Nickolas Muray, 1932 by Carl Van Vechten
Library of Congress
In 1931, he and noted illustrator Miguel Covarrubias had become fast friends and traveled to Mexico.  On that trip Muray met Frida Kahlo, a skilled artist and wife of icon Mexican artist Diego Rivera.

Tall, handsome and a skilled Olympic fencer (represented USA) Muray was physically the opposite of Frida’s husband artist Diego Rivera.

A ten year love affair between Nickolas and Frida ensued.  And, it wasn’t until the early 1940s that it broke off when he realized she would really never leave Rivera.

The depth of the affection toward Muray is evident in the letter shown here as a paean to St. Valentine’s Day.
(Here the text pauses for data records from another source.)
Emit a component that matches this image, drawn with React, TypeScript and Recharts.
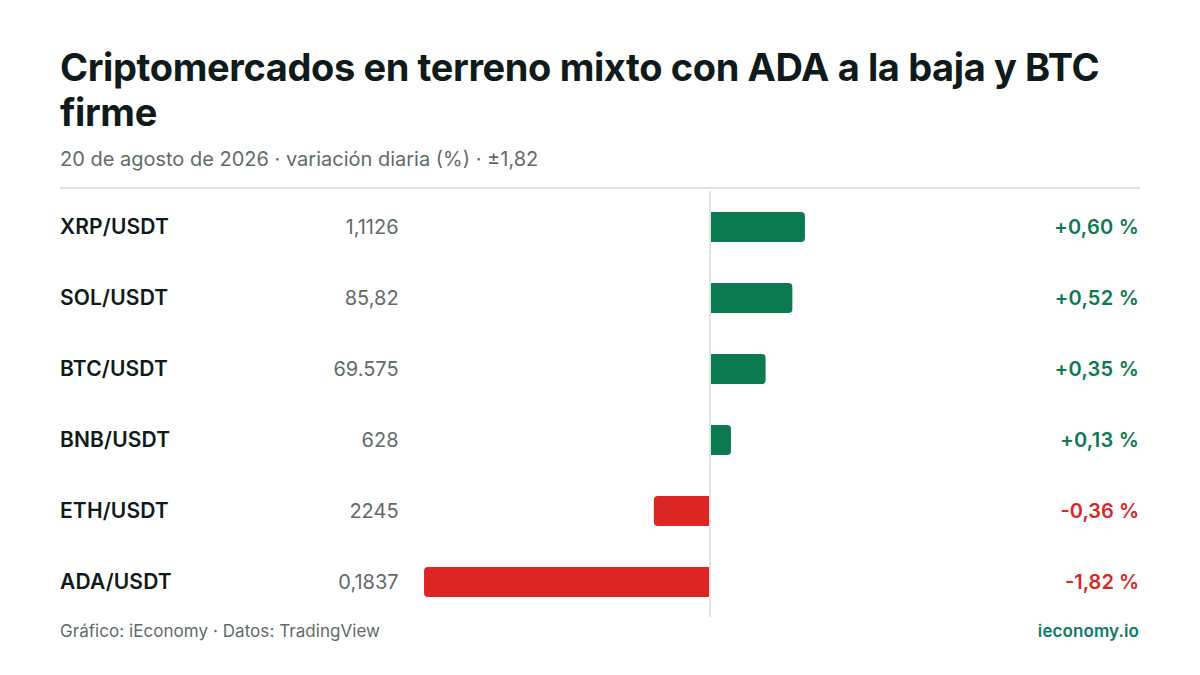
import React from "react";
import { BarChart, Bar, XAxis, YAxis, Cell, ReferenceLine } from "recharts";

const pairs = ["XRP/USDT", "SOL/USDT", "BTC/USDT", "BNB/USDT", "ETH/USDT", "ADA/USDT"];
const prices = ["1,1126", "85,82", "69.575", "628", "2245", "0,1837"];
const changes = [0.6, 0.52, 0.35, 0.13, -0.36, -1.82];
const changeLabels = ["+0,60 %", "+0,52 %", "+0,35 %", "+0,13 %", "-0,36 %", "-1,82 %"];

const data = pairs.map((pair, i) => ({ pair, price: prices[i], change: changes[i], label: changeLabels[i] }));

const GREEN = "#0c7a50";
const RED = "#dc2626";
const INK = "#0e1b1a";
const MUTED = "#5f6b69";
const RULE = "#e0e5e4";
const FONT = "Inter, sans-serif";

const RowTick = (props: any) => {
  const { y, index } = props;
  const d = data[index];
  const up = d.change >= 0;
  return (
    <g fontFamily={FONT}>
      <text x={60} y={y} dy={7.6} fontSize={21} fontWeight={600} letterSpacing={0.15} fill={INK}>{d.pair}</text>
      <text x={398.6} y={y} dy={7} fontSize={20} fill={MUTED} textAnchor="end">{d.price}</text>
      <text x={1139} y={y} dy={7} fontSize={20} fontWeight={600} letterSpacing={up ? 0.25 : 0} fill={up ? GREEN : RED} textAnchor="end">{d.label}</text>
    </g>
  );
};

export default function App() {
  return (
    <div style={{ position: "absolute", left: 0, top: 0, width: 1200, height: 675, background: "#fff", fontFamily: FONT, overflow: "hidden" }}>
      <div style={{ position: "absolute", left: 60, top: 45.3, width: 1080, fontSize: 38, lineHeight: "45px", fontWeight: 700, color: INK, letterSpacing: "-0.38px" }}>
        Criptomercados en terreno mixto con ADA a la baja y BTC firme
      </div>
      <div style={{ position: "absolute", left: 60, top: 147, fontSize: 20, lineHeight: "24px", color: MUTED }}>
        20 de agosto de 2026 · variación diaria (%) · ±1,82
      </div>
      <div style={{ position: "absolute", left: 60, top: 187, width: 1080, height: 2, background: RULE }} />
      <div style={{ position: "absolute", left: 0, top: 0 }}>
        <BarChart width={1200} height={675} data={data} layout="vertical" barCategoryGap={0}
          margin={{ top: 191, bottom: 58, left: 0, right: 203.03 }}>
          <XAxis type="number" domain={[-1.82, 1.82]} hide />
          <YAxis type="category" dataKey="pair" width={424.03} axisLine={false} tickLine={false} tick={RowTick} interval={0} />
          <Bar dataKey="change" barSize={30} radius={[0, 4, 4, 0]} isAnimationActive={false}>
            {data.map((d) => (
              <Cell key={d.pair} fill={d.change >= 0 ? GREEN : RED} />
            ))}
          </Bar>
          <ReferenceLine x={-0.0032} stroke={RULE} strokeWidth={2} />
        </BarChart>
      </div>
      <div style={{ position: "absolute", left: 60, top: 621, fontSize: 17, lineHeight: "20px", letterSpacing: "0.05px", color: MUTED }}>
        Gráfico: iEconomy · Datos: TradingView
      </div>
      <div style={{ position: "absolute", right: 61, top: 621, fontSize: 17, lineHeight: "20px", letterSpacing: "0.1px", fontWeight: 600, color: "#0d7a68" }}>
        ieconomy.io
      </div>
    </div>
  );
}
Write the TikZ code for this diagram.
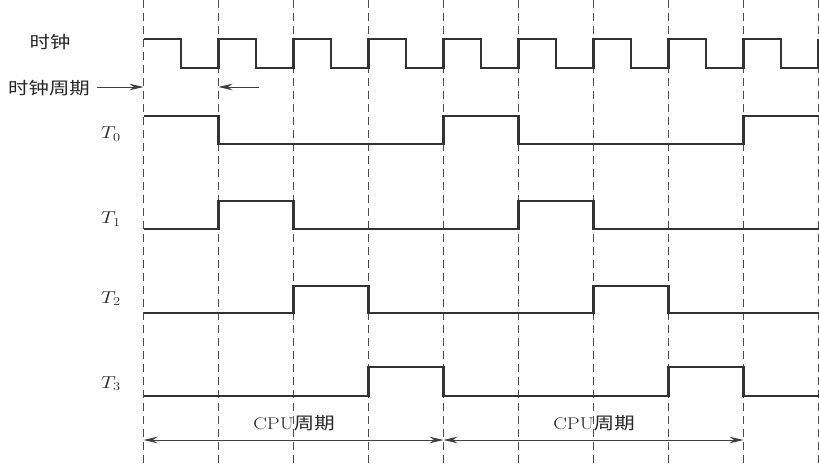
\documentclass[tikz,border=0pt]{standalone}
\usepackage{fontspec}
\usepackage{graphicx}
\newfontfamily\cjk{Noto Sans CJK SC}
\usetikzlibrary{arrows.meta}
\newcommand{\sx}[1]{\scalebox{1.2}[1]{#1}}
\begin{document}
\begin{tikzpicture}[x=1pt,y=-1pt,
  sig/.style={line width=2.1pt, draw=black!80, line join=miter},
  gridline/.style={draw=black!70, line width=1pt, dash pattern=on 8pt off 5pt},
  dim/.style={draw=black!75, line width=0.9pt},
  lbl/.style={font=\fontsize{17}{19}\selectfont, text=black!85, inner sep=0pt}]
\useasboundingbox (0,0) rectangle (819,465);
% dashed grid
\foreach \i in {0,...,9} \draw[gridline] (143.5+75*\i,0) -- (143.5+75*\i,465);
% clock
\draw[sig] (143.5,39) \foreach \k in {0,...,8}{ -- ++(37.5,0) -- ++(0,29) -- ++(37.5,0) -- ++(0,-29)};
% T0..T3
\draw[sig] (143.5,116) -| (218.5,144) -| (443.5,116) -| (518.5,144) -| (743.5,116) -- (819,116);
\draw[sig] (143.5,229) -| (218.5,201) -| (293.5,229) -| (518.5,201) -| (593.5,229) -- (819,229);
\draw[sig] (143.5,313) -| (293.5,286) -| (368.5,313) -| (593.5,286) -| (668.5,313) -- (819,313);
\draw[sig] (143.5,396) -| (368.5,367) -| (443.5,396) -| (668.5,367) -| (743.5,396) -- (819,396);
% labels
\node[lbl] (lclk) at (50,42) {\sx{\cjk 时钟}};
\node[lbl] (lper) at (49,88) {\sx{\cjk 时钟周期}};
\node[lbl, anchor=base west] (lT0) at (101,139) {\sx{$T_0$}};
\node[lbl, anchor=base west] (lT1) at (101,224) {\sx{$T_1$}};
\node[lbl, anchor=base west] (lT2) at (101,303) {\sx{$T_2$}};
\node[lbl, anchor=base west] (lT3) at (101,388) {\sx{$T_3$}};
% clock period arrows
\coordinate (pa) at (97,87);
\coordinate (pb) at (143.5,87);
\coordinate (pc) at (259,87);
\coordinate (pd) at (218.5,87);
\draw[dim, -{Stealth[length=14pt,width=6.5pt]}] (pa) -- (pb);
\draw[dim, -{Stealth[length=14pt,width=6.5pt]}] (pc) -- (pd);
% CPU cycles
\coordinate (c0) at (143.5,440);
\coordinate (c1) at (443.5,440);
\coordinate (c2) at (743.5,440);
\draw[dim, {Stealth[length=14pt,width=6.5pt]}-{Stealth[length=14pt,width=6.5pt]}] (c0) -- (c1);
\draw[dim, {Stealth[length=14pt,width=6.5pt]}-{Stealth[length=14pt,width=6.5pt]}] (c1) -- (c2);
\node[lbl] (cpu1) at (294,423) {\sx{CPU{\cjk 周期}}};
\node[lbl] (cpu2) at (594,423) {\sx{CPU{\cjk 周期}}};
\end{tikzpicture}
\end{document}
Editor’s note: Because the Muray Estate still controls copyright to his images I will not post any here, but you may go to his website
The website’s gallery shows Muray’s remarkable portrait style, which includes easily recognized images of James Joyce, Gretta Garbo, Cole Porter, D.H. Lawrence, George Bernard Shaw, Langston Hughes, Charlie Chaplin and Babe Ruth, among others.  Truly excellent portraits.  He continued celebrity/commercial photography late into his career and is one of the many Hollywood studio photographers commissioned to take images of Marilyn Monroe and others.  He died in 1965 in the midst of a fencing match.